Avoid 3 Engineering Drawing Mistakes with GD&T
Ensure Design Success by Mastering GD&T Principles
As a designer specializing in plastic components, crafting precise engineering drawings is paramount for the long-term success of your projects. Over my extensive experience as a CMM metrologist and college professor, I’ve encountered numerous engineering drawings that unintentionally muddle communication and needlessly complicate project requirements. This unfortunate scenario arises due to a gap between functional intent and design specifications in the drawings.
Your team, spanning R&D to manufacturing, depends on well-crafted engineering drawings to effectively grasp design intent, enabling them to execute their roles seamlessly. Regrettably, flawed engineering drawings often lead to misinterpretations that result in manufacturing discrepancies and unwarranted rejection of functional parts. While some costs are apparent, others remain hidden and can persist for years.
Geometric Dimensioning and Tolerancing (GD&T) provides a standardized language for conveying design intent, following the guidelines set by ASME-Y 14.5. GD&T employs 14 geometric characteristics that emphasize crucial feature requirements in terms of Size, Form, Location, and Orientation. These GD&T symbols focus on essential feature characteristics in engineering drawings, replacing simpler yet less informative coordinates. Explore our GD&T webinar or access the webinar slides for an in-depth understanding.
To address these challenges, I’ve guided numerous clients in embracing GD&T methodologies. One of the primary steps is helping them recognize prevalent mistakes within their engineering drawings, empowering them to rectify and prevent these issues. The top three mistakes I’ve consistently observed include excessive dimensioning, incomplete specifications, and overly restrictive tolerances.
1. Over-dimensioned Engineering Drawings
Engineering drawings flooded with dimensions lose sight of the actual intent. Each part may have countless dimensions, but only a few significantly influence functionality. Focusing your engineering drawings on these critical dimensions is pivotal.
Excessive dimensioning introduces confusion by diverting attention to non-essential features. The image below illustrates how crucial dimensions can get lost amidst excessive information.
Start by clarifying functional needs. Once you’ve chosen control and functional features, establish tolerance levels. Determine the acceptable variation for your part, often involving reference points called datums.
2. Incomplete Specifications in Engineering Drawings
Coordinate dimensioning, a common shortcut, falls short in emphasizing form and orientation control, leading to incomplete feature specifications. This deficiency might force quality inspectors to reject functional parts needlessly.
While design shortcuts might seem time-efficient, they often introduce new challenges. For instance, employing generic tolerances in engineering drawings leads to avoidable failures. A one-size-fits-all approach to tolerances doesn’t hold up; this problem magnifies in tolerance stackups.
3. Over-constrained Tolerances in Engineering Drawings
Overly tight tolerances burden manufacturing and inspection processes, escalating costs.

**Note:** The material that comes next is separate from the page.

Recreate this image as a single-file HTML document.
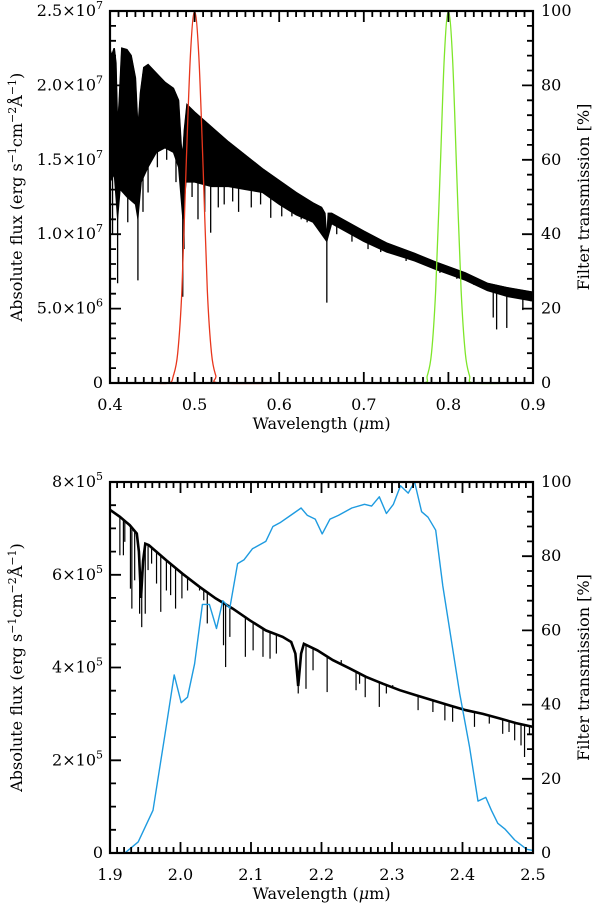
<!DOCTYPE html>
<html><head><meta charset="utf-8">
<style>
html,body{margin:0;padding:0;background:#fff;}
svg{display:block;font-family:"DejaVu Serif","Liberation Serif",serif;}
text{font-size:16px;fill:#000;}
</style></head>
<body>
<svg id="chart" width="600" height="909" viewBox="0 0 600 909" xmlns="http://www.w3.org/2000/svg"></svg>
<script>
// ---------- Top panel data (flux in 1e7 erg/s/cm2/A, wavelength in um) ----------
const topUpperWl   = [0.400,0.402,0.405,0.407,0.409,0.411,0.414,0.420,0.425,0.430,0.433,0.436,0.440,0.445,0.455,0.465,0.475,0.481,0.484,0.486,0.488,0.491,0.500,0.520,0.540,0.560,0.580,0.600,0.620,0.640,0.650,0.654,0.6563,0.658,0.662,0.700,0.727,0.760,0.786,0.820,0.846,0.870,0.900];
const topUpperFlux = [2.24,2.20,2.25,2.15,1.70,1.90,2.25,2.24,2.20,2.05,1.70,1.95,2.12,2.14,2.08,2.02,1.98,1.90,1.60,1.52,1.70,1.87,1.82,1.72,1.62,1.53,1.44,1.36,1.28,1.21,1.18,1.14,0.95,1.14,1.14,1.02,0.94,0.87,0.81,0.74,0.67,0.64,0.61];
const topLowerWl   = [0.400,0.405,0.409,0.412,0.420,0.430,0.433,0.437,0.445,0.455,0.465,0.475,0.481,0.486,0.490,0.500,0.520,0.540,0.560,0.580,0.600,0.620,0.640,0.6563,0.662,0.700,0.727,0.760,0.786,0.820,0.846,0.870,0.900];
const topLowerFlux = [1.35,1.40,1.10,1.30,1.25,1.20,1.10,1.35,1.45,1.55,1.58,1.55,1.45,1.10,1.35,1.35,1.32,1.32,1.30,1.28,1.20,1.13,1.08,0.95,1.07,0.95,0.88,0.82,0.76,0.69,0.62,0.58,0.55];
const topLineWl    = [0.403,0.409,0.421,0.433,0.439,0.445,0.456,0.467,0.478,0.486,0.4875,0.497,0.504,0.512,0.519,0.528,0.535,0.545,0.552,0.567,0.578,0.590,0.603,0.615,0.626,0.633,0.6563,0.668,0.686,0.705,0.720,0.750,0.770,0.790,0.810,0.830,0.853,0.857,0.869,0.888,0.897];
const topLineMin   = [1.00,0.67,1.08,0.69,1.15,1.28,1.45,1.50,1.35,0.58,0.90,1.25,1.10,1.15,1.01,1.18,1.20,1.22,1.15,1.18,1.20,1.11,1.12,1.12,1.10,1.08,0.54,1.00,0.95,0.90,0.88,0.82,0.80,0.74,0.70,0.66,0.44,0.36,0.37,0.49,0.55];
const redWl   = [0.45,0.47,0.475,0.48,0.485,0.49,0.495,0.50,0.505,0.51,0.515,0.52,0.525,0.53,0.61];
const redT    = [0,0,2,8,25,58,88,100,88,58,25,8,2,0,0];
const greenWl = [0.72,0.77,0.775,0.78,0.785,0.79,0.795,0.80,0.805,0.81,0.815,0.82,0.825,0.83,0.88];
const greenT  = [0,0,2,8,25,55,87,100,87,55,25,8,2,0,0];
const topXTicks = [0.4,0.5,0.6,0.7,0.8,0.9];
const topXLabels = ["0.4","0.5","0.6","0.7","0.8","0.9"];
const topYTicks = [0,0.5,1.0,1.5,2.0,2.5];
const topYMant = ["0","5.0","1.0","1.5","2.0","2.5"];
const topYExp  = ["","6","7","7","7","7"];
// ---------- Bottom panel data (flux in 1e5) ----------
const botContWl   = [1.900,1.914,1.928,1.938,1.941,1.944,1.947,1.950,1.955,1.980,2.003,2.027,2.050,2.074,2.098,2.121,2.145,2.157,2.163,2.167,2.171,2.175,2.194,2.216,2.240,2.263,2.287,2.311,2.334,2.358,2.382,2.405,2.429,2.453,2.476,2.500];
const botContFlux = [7.40,7.25,7.07,6.89,6.50,5.50,6.30,6.67,6.64,6.31,6.02,5.74,5.49,5.27,5.02,4.80,4.66,4.55,4.30,3.60,4.30,4.51,4.37,4.16,3.98,3.80,3.65,3.51,3.40,3.29,3.18,3.08,3.00,2.90,2.80,2.72];
const botLineWl  = [1.914,1.919,1.921,1.929,1.931,1.935,1.942,1.945,1.950,1.954,1.959,1.966,1.972,1.980,1.986,1.993,2.002,2.010,2.027,2.033,2.038,2.049,2.061,2.064,2.070,2.092,2.103,2.117,2.127,2.136,2.167,2.178,2.188,2.208,2.228,2.249,2.254,2.262,2.273,2.282,2.292,2.301,2.315,2.337,2.358,2.375,2.386,2.400,2.417,2.438,2.457,2.466,2.474,2.483,2.488,2.495];
const botLineMin = [6.42,6.42,6.71,5.70,5.27,5.88,5.16,4.87,5.16,6.10,6.24,5.81,5.20,5.66,5.56,5.27,5.49,5.66,5.66,5.45,4.95,5.52,4.48,4.01,4.66,4.23,4.37,4.23,4.19,4.30,3.44,3.54,3.94,3.47,4.16,3.51,3.65,3.36,3.72,3.15,3.44,3.62,3.51,3.08,3.04,2.86,2.83,3.15,2.72,2.79,2.57,2.61,2.43,2.32,2.07,2.57];
const blueWl = [1.900,1.921,1.940,1.961,1.978,1.991,2.001,2.010,2.020,2.031,2.041,2.051,2.060,2.070,2.081,2.090,2.102,2.121,2.131,2.141,2.160,2.171,2.180,2.191,2.201,2.212,2.224,2.243,2.261,2.271,2.282,2.292,2.302,2.312,2.323,2.332,2.342,2.351,2.362,2.372,2.382,2.396,2.410,2.422,2.433,2.441,2.450,2.460,2.474,2.491,2.500];
const blueT  = [0,0,3,11.5,32,48,40.5,42,51,67,67,60.5,68,66,78,79,82,84,88,89,91.5,93,91,90,86,90,91,93,94,93.5,96,91.5,94,99,97,100,92,90.5,87,72,60,43,28.5,14,15,11.5,8,6.5,3.5,1,0.7];
const botXTicks = [1.9,2.0,2.1,2.2,2.3,2.4,2.5];
const botXLabels = ["1.9","2.0","2.1","2.2","2.3","2.4","2.5"];
const botYTicks = [0,2,4,6,8];
const botYMant = ["0","2","4","6","8"];
const rightTicks = [0,20,40,60,80,100];

const NS="http://www.w3.org/2000/svg";
const svg=document.getElementById('chart');
function el(tag,attrs,parent){const e=document.createElementNS(NS,tag);for(const k in attrs)e.setAttribute(k,attrs[k]);(parent||svg).appendChild(e);return e;}

const panels=[
 {x0:110,x1:533,y0:11,y1:383,wmin:0.4,wmax:0.9,fmax:2.5,name:'top'},
 {x0:110,x1:533,y0:482,y1:853,wmin:1.9,wmax:2.5,fmax:8,name:'bottom'}
];
function sx(p,w){return p.x0+(w-p.wmin)/(p.wmax-p.wmin)*(p.x1-p.x0);}
function sy(p,f){return p.y1-f/p.fmax*(p.y1-p.y0);}
function st(p,t){return p.y1-t/100*(p.y1-p.y0);}
function interp(xs,ys,x){for(let i=0;i<xs.length-1;i++){if(x>=xs[i]&&x<=xs[i+1]){const t=(x-xs[i])/(xs[i+1]-xs[i]);return ys[i]+t*(ys[i+1]-ys[i]);}}return ys[ys.length-1];}
function smoothPath(pts){
 let d='M'+pts[0][0].toFixed(1)+','+pts[0][1].toFixed(1);
 for(let i=0;i<pts.length-1;i++){
  const p0=pts[i-1]||pts[i],p1=pts[i],p2=pts[i+1],p3=pts[i+2]||p2;
  const c1=[p1[0]+(p2[0]-p0[0])/6,p1[1]+(p2[1]-p0[1])/6];
  const c2=[p2[0]-(p3[0]-p1[0])/6,p2[1]-(p3[1]-p1[1])/6];
  d+=`C${c1[0].toFixed(1)},${c1[1].toFixed(1)} ${c2[0].toFixed(1)},${c2[1].toFixed(1)} ${p2[0].toFixed(1)},${p2[1].toFixed(1)}`;
 }
 return d;
}

// ---- top panel ----
(function(){
 const p=panels[0];
 const g=el('g',{});
 
 
 let pts=[];
 topUpperWl.forEach((w,i)=>pts.push(sx(p,w).toFixed(1)+','+sy(p,topUpperFlux[i]).toFixed(1)));
 for(let i=topLowerWl.length-1;i>=0;i--)pts.push(sx(p,topLowerWl[i]).toFixed(1)+','+sy(p,topLowerFlux[i]).toFixed(1));
 const band=el('polygon',{points:pts.join(' '),fill:'#000',stroke:'#000','stroke-width':1},g);
 
 
 const up=el('polyline',{points:topUpperWl.map((w,i)=>sx(p,w).toFixed(1)+','+sy(p,topUpperFlux[i]).toFixed(1)).join(' '),fill:'none',stroke:'#000','stroke-width':1.5},g);
 
 
 topLineWl.forEach((w,i)=>{
  const x=sx(p,w);
  const l=el('line',{x1:x,x2:x,y1:sy(p,interp(topUpperWl,topUpperFlux,w)),y2:sy(p,topLineMin[i]),stroke:'#000','stroke-width':1.3},g);
  
  
 });
 const r=el('path',{d:smoothPath(redWl.map((w,i)=>[sx(p,w),st(p,redT[i])])),fill:'none',stroke:'#e8361c','stroke-width':1.3},g);
 
 
 const gr=el('path',{d:smoothPath(greenWl.map((w,i)=>[sx(p,w),st(p,greenT[i])])),fill:'none',stroke:'#7ee62a','stroke-width':1.3},g);
 
 
})();

// ---- bottom panel ----
(function(){
 const p=panels[1];
 const g=el('g',{});
 
 
 botLineWl.forEach((w,i)=>{
  const x=sx(p,w);
  const l=el('line',{x1:x,x2:x,y1:sy(p,interp(botContWl,botContFlux,w)),y2:sy(p,botLineMin[i]),stroke:'#000','stroke-width':1.2},g);
  
  
 });
 const c=el('polyline',{points:botContWl.map((w,i)=>sx(p,w).toFixed(1)+','+sy(p,botContFlux[i]).toFixed(1)).join(' '),fill:'none',stroke:'#000','stroke-width':2.6},g);
 
 
 const b=el('polyline',{points:blueWl.map((w,i)=>sx(p,w).toFixed(1)+','+st(p,blueT[i]).toFixed(1)).join(' '),fill:'none',stroke:'#1e9be0','stroke-width':1.4,'stroke-linejoin':'round'},g);
 
 
})();

// ---- axes ----
function axes(p,xt,xl,yt,ymant,yexp,ystep,xminor,yminor,tminor){
 const g=el('g',{});
 
 
 const fr=el('rect',{x:p.x0,y:p.y0,width:p.x1-p.x0,height:p.y1-p.y0,fill:'none',stroke:'#000','stroke-width':2.2},g);
 
 
 let d='';
 for(let w=p.wmin;w<=p.wmax+1e-9;w+=xminor){
  const x=sx(p,w);const maj=xt.some(v=>Math.abs(v-w)<1e-6);const L=maj?11:6;
  d+=`M${x.toFixed(1)},${p.y1}v${-L}M${x.toFixed(1)},${p.y0}v${L}`;
 }
 for(let f=0;f<=p.fmax+1e-9;f+=yminor){
  const y=sy(p,f);const maj=yt.some(v=>Math.abs(v-f)<1e-6);const L=maj?11:6;
  d+=`M${p.x0},${y.toFixed(1)}h${L}`;
 }
 for(let t=0;t<=100+1e-9;t+=tminor){
  const y=st(p,t);const maj=Math.abs(t%20)<1e-6||Math.abs(t%20-20)<1e-6;const L=maj?11:6;
  d+=`M${p.x1},${y.toFixed(1)}h${-L}`;
 }
 el('path',{d:d,stroke:'#000','stroke-width':1.8,fill:'none'},g);
 xt.forEach((w,i)=>{
  const t=el('text',{x:sx(p,w),y:p.y1+27,'text-anchor':'middle'},g);t.textContent=xl[i];
  
  
 });
 yt.forEach((f,i)=>{
  const y=sy(p,f)+5;
  const t=el('text',{x:p.x0-7,y:y,'text-anchor':'end'},g);
  
  
  if(ymant[i]==='0'){t.textContent='0';}
  else{
   const a=el('tspan',{},t);a.textContent=ymant[i]+'×10';
   const e=el('tspan',{dy:-7,'font-size':'11px'},t);e.textContent=yexp[i];
  }
 });
 rightTicks.forEach(v=>{
  const t=el('text',{x:p.x1+8,y:st(p,v)+5},g);t.textContent=String(v);
  
  
 });
 const xt2=el('text',{x:(p.x0+p.x1)/2,y:p.y1+46,'text-anchor':'middle'},g);
 
 
 const a1=el('tspan',{},xt2);a1.textContent='Wavelength (';
 const a2=el('tspan',{'font-style':'italic'},xt2);a2.textContent='μ';
 const a3=el('tspan',{},xt2);a3.textContent='m)';
 const cy=(p.y0+p.y1)/2;
 const yl=el('text',{x:0,y:0,'text-anchor':'middle',transform:`translate(22,${cy}) rotate(-90)`},g);
 
 
 const parts=[['Absolute flux (erg s',0,16],['−1',-6,11],['cm',6,16],['−2',-6,11],['Å',6,16],['−1',-6,11],[')',6,16]];
 parts.forEach(q=>{const s=el('tspan',{dy:q[1],'font-size':q[2]+'px'},yl);s.textContent=q[0];});
 const yr=el('text',{x:0,y:0,'text-anchor':'middle',transform:`translate(589,${cy}) rotate(-90)`},g);
 
 
 yr.textContent='Filter transmission [%]';
}
axes(panels[0],topXTicks,topXLabels,topYTicks,topYMant,topYExp,0.5,0.01,0.1,4);
axes(panels[1],botXTicks,botXLabels,botYTicks,botYMant,["","5","5","5","5"],2,0.01,0.5,4);
</script>
</body></html>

Engineers sometimes unknowingly tighten tolerances due to a lack of understanding of critical factors.
Address this limitation by implementing location control through true position, which defines a diametric tolerance zone around a feature. This approach eliminates confinement to a square tolerance zone, which might not align with a round feature’s requirements.
GD&T’s true position introduces a diametric tolerance zone that can accommodate nearly 50% more variation in hole positions compared to coordinate dimensioning. This enhanced flexibility empowers manufacturers and quality personnel, ensuring components fit seamlessly.
In your engineering drawings, true position extends its benefits to patterned holes or bosses, constraining the entire pattern within a consistent margin of allowable variation.
Conclusion: Integrating Precision with Functionality
Well-crafted engineering drawings must translate functional needs into design intent. GD&T serves as a unifying force between engineering drawings and product function. It offers a clear depiction of how parts integrate within an assembly, allowing functional simulations through measurements. By emphasizing geometric feature control over mere coordinates, GD&T conveys design intent more effectively.
Having aided numerous clients in mastering GD&T application, evaluation, and metrology, I’ve witnessed enhanced confidence in achieving repeatability and reproducibility in engineering drawings. I’m here to guide you through the journey of validating your requirements, enhancing your quality, and instilling significance into your part drawings. By sidestepping the pitfalls of excessive dimensioning, incomplete specifications, and overly constrained tolerances, you can elevate your design process.